PROBLEM TO WORK ON >> Would you transcribe the listing that follows, character for character, and omit its images?

-- Start --

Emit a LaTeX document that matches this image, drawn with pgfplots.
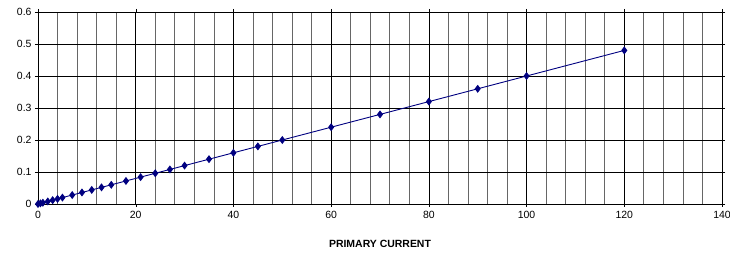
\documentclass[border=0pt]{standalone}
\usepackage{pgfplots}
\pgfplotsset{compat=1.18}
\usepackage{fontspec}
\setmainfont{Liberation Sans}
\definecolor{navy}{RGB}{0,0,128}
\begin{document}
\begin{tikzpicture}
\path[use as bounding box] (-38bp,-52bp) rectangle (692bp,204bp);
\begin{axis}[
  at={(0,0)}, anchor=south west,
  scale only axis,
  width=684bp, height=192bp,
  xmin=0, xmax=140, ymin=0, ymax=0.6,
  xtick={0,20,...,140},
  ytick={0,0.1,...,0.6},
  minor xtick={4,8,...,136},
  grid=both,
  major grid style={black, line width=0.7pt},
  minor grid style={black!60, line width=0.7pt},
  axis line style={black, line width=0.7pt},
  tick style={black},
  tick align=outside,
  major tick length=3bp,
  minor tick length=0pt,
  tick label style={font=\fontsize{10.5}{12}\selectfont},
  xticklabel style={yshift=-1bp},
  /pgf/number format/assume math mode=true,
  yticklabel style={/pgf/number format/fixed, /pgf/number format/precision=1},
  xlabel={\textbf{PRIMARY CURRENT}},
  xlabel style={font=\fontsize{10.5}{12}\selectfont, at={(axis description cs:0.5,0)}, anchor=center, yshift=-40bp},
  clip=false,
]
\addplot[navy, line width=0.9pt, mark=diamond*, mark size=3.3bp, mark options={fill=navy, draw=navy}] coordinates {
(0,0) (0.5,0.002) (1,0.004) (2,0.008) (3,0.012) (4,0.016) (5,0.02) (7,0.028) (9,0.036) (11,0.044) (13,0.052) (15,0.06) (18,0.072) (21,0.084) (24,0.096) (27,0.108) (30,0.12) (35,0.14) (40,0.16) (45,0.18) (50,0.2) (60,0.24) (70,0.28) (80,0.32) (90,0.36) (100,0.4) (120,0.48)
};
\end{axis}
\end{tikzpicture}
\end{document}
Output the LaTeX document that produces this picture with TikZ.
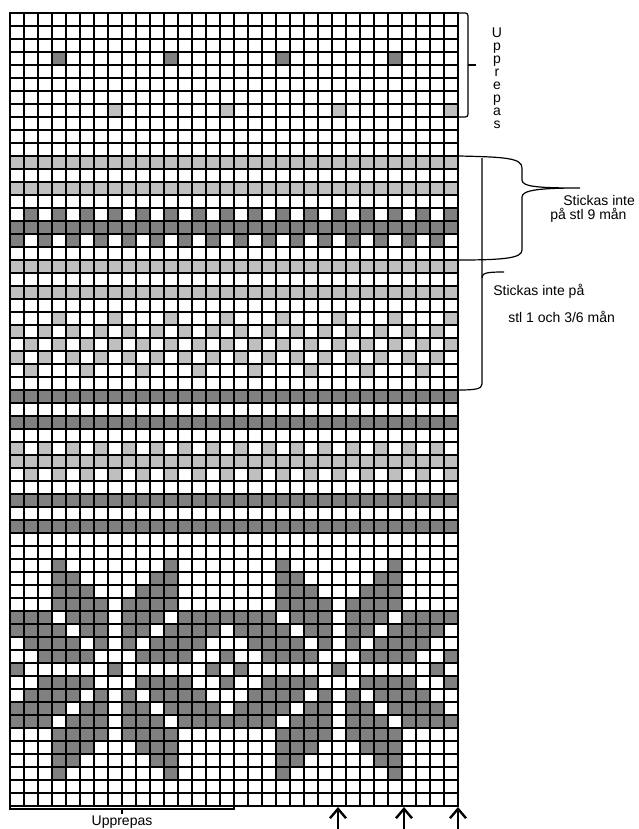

-- End --

REPLY >>
Emit a LaTeX document that matches this image, drawn with pgfplots.
\documentclass[border=0pt]{standalone}
\usepackage{pgfplots}
\pgfplotsset{compat=1.18}
\usepackage{fontspec}
\setmainfont{Liberation Sans}
\definecolor{navy}{RGB}{0,0,128}
\begin{document}
\begin{tikzpicture}
\path[use as bounding box] (-38bp,-52bp) rectangle (692bp,204bp);
\begin{axis}[
  at={(0,0)}, anchor=south west,
  scale only axis,
  width=684bp, height=192bp,
  xmin=0, xmax=140, ymin=0, ymax=0.6,
  xtick={0,20,...,140},
  ytick={0,0.1,...,0.6},
  minor xtick={4,8,...,136},
  grid=both,
  major grid style={black, line width=0.7pt},
  minor grid style={black!60, line width=0.7pt},
  axis line style={black, line width=0.7pt},
  tick style={black},
  tick align=outside,
  major tick length=3bp,
  minor tick length=0pt,
  tick label style={font=\fontsize{10.5}{12}\selectfont},
  xticklabel style={yshift=-1bp},
  /pgf/number format/assume math mode=true,
  yticklabel style={/pgf/number format/fixed, /pgf/number format/precision=1},
  xlabel={\textbf{PRIMARY CURRENT}},
  xlabel style={font=\fontsize{10.5}{12}\selectfont, at={(axis description cs:0.5,0)}, anchor=center, yshift=-40bp},
  clip=false,
]
\addplot[navy, line width=0.9pt, mark=diamond*, mark size=3.3bp, mark options={fill=navy, draw=navy}] coordinates {
(0,0) (0.5,0.002) (1,0.004) (2,0.008) (3,0.012) (4,0.016) (5,0.02) (7,0.028) (9,0.036) (11,0.044) (13,0.052) (15,0.06) (18,0.072) (21,0.084) (24,0.096) (27,0.108) (30,0.12) (35,0.14) (40,0.16) (45,0.18) (50,0.2) (60,0.24) (70,0.28) (80,0.32) (90,0.36) (100,0.4) (120,0.48)
};
\end{axis}
\end{tikzpicture}
\end{document}
Output the LaTeX document that produces this picture with TikZ.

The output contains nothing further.